There was “mutual abuse” between Amber Heard and her ex-husband Johnny Depp, said Laurel Anderson, a clinical psychologist and the couple’s former marriage counselor, during testimony Thursday.
Anderson’s video deposition recorded in February — where she told lawyers that Heard and Depp admitted to her during counseling that they were physically abusive toward each other — was played in a Virginia courtroom on the third day of the defamation trial involving the two actors.
Anderson, a Los Angeles-based therapist, counseled Heard and Depp in late 2015, the same year they got married. While in counseling, Heard had a “jackhammer style of talking” and cut off Depp because he couldn’t keep a similar pace, according to Anderson.
The therapist also testified that Depp had been “well controlled” for the majority of his life but was “triggered” by Heard. She said that both of them were victims of abuse growing up.
“And then with Ms. Heard, [Depp] was triggered and they engaged as what I saw as mutual abuse,” Anderson said, during the recorded deposition played in court.
She said that when Heard was “triggered” by something Depp did, she considered it a “point of pride” to “initiate” a fight, and “if [Depp] was going to leave her to deescalate the fight, she would strike him to keep him there.”
The couple’s counselor also said that Heard started the fights with Depp on more than one occasion to “keep him with her because abandonment and having him leave was her worst nightmare.”
Anderson added, “I think [Depp] may have initiated it on occasions too.

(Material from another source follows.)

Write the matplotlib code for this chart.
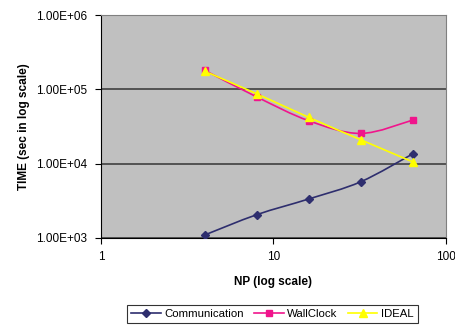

That I am less sure on.”
In December 2015, Heard called Anderson to tell her she had bruises on her face, the therapist recalled in the deposition, adding that she saw the bruises on Heard’s face in photos and in person days later.
Depp told Anderson during a session that “Amber gave as good as she got.” Anderson testified that she took that to mean that Heard “fought as hard as he did and he tried to deescalate far more than I think she did.”